Low back pain can be frightening especially when your pain is severe or you are experiencing it for the first time. The pain may feel intense and you may begin to worry there is something sinister going on. This is where your healthcare professionals should be utilised. Our Shepparton physiotherapists are well trained in recognising what is low back pain and what needs further investigation. Around 90-95% of low back pain is benign and usually related to either muscle or ligamentous tissue (Lateef & Patel., 2009).
It can be tempting to rush straight to an x-ray or MRI or another form of scan. However it is often unnecessary. In fact getting an MRI in the first 6 weeks of onset of your low back pain can actually be detrimental to your long term recovery.
Recommendations for imaging and low back pain:
(From research into this area the following recommendations are made to both the medical and allied health professions)
- In the first 4 to 6 weeks a lumbar (lower back) MRI should be used only if there are red flags present (which your healthcare professional will screen you for), or if you are aged <18, >65.
- After 6 weeks lumbar MRI should be used to exclude serious pathology
- Early imaging for low back pain results in:
- poorer outcomes
- poorer perceived prognosis
- more likely to have surgery
- Early MRI for non-specific low back pain is associated with
- higher risk of receiving compensation and not working at 1 year
- more likely to have early opioid use
- higher overall medical costs
(Webster et. al., 2010; Webster et. al., 2014)

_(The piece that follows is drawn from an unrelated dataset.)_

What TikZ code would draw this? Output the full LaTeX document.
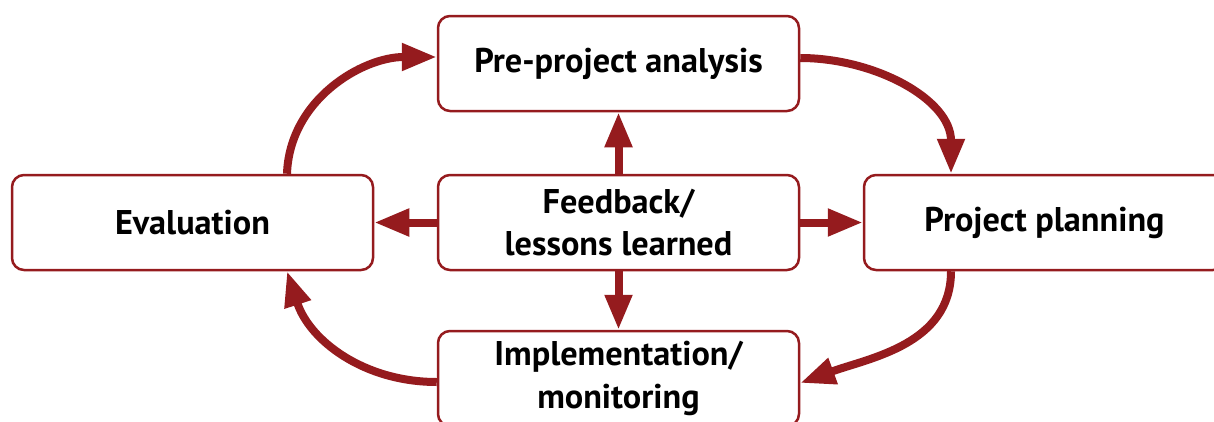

These are important things to consider as not only is a scan not essential to treat your low back pain it can actually reduce your overall recovery.
If you get a scan, make sure your results are explained properly.
A lumbar MRI needs careful explanation to avoid the danger of false positives. Your physio can explain your scan as often things that are reported on your scan have nothing to do with your pain at all and are found in individuals without pain. Around 57% of those 60 years and older who have no symptoms have an abnormal scan, disc bulge is a common finding (Baker et. al., 2014). In the younger age group of 20-39 year olds we see at least one disc bulge in the lumbar spine for those with no symptoms (Baker et. al, 2014). This highlights the fact that your scan needs to be read by your healthcare professional and explained so that you understand what is actually relevant to you and your pain experience.
To summarise, low back pain is a common phenomenon and your physiotherapist can assist you to understand the acute management including whether a scan is required or not. In many cases reassurance and education can save time, money and most importantly improve outcomes for the short and long term.
Baker, A. D. (2014). Abnormal magnetic-resonance scans of the lumbar spine in asymptomatic subjects. A prospective investigation. In Classic Papers in Orthopaedics (pp. 245-247). Springer London.
Lateef, H., & Patel, D. (2009). What is the role of imaging in acute low back pain?. Current reviews in musculoskeletal medicine, 2(2), 69-73.
Webster, B. S., Choi, Y., Bauer, A. Z., Cifuentes, M., & Pransky, G. (2014). The cascade of medical services and associated longitudinal costs due to nonadherent magnetic resonance imaging for low back pain. Spine, 39(17), 1433.
Webster, Barbara S., and Manuel Cifuentes. “Relationship of early magnetic resonance imaging for work-related acute low back pain with disability and medical utilization outcomes.” Journal of occupational and environmental medicine 52, no. 9 (2010): 900-907.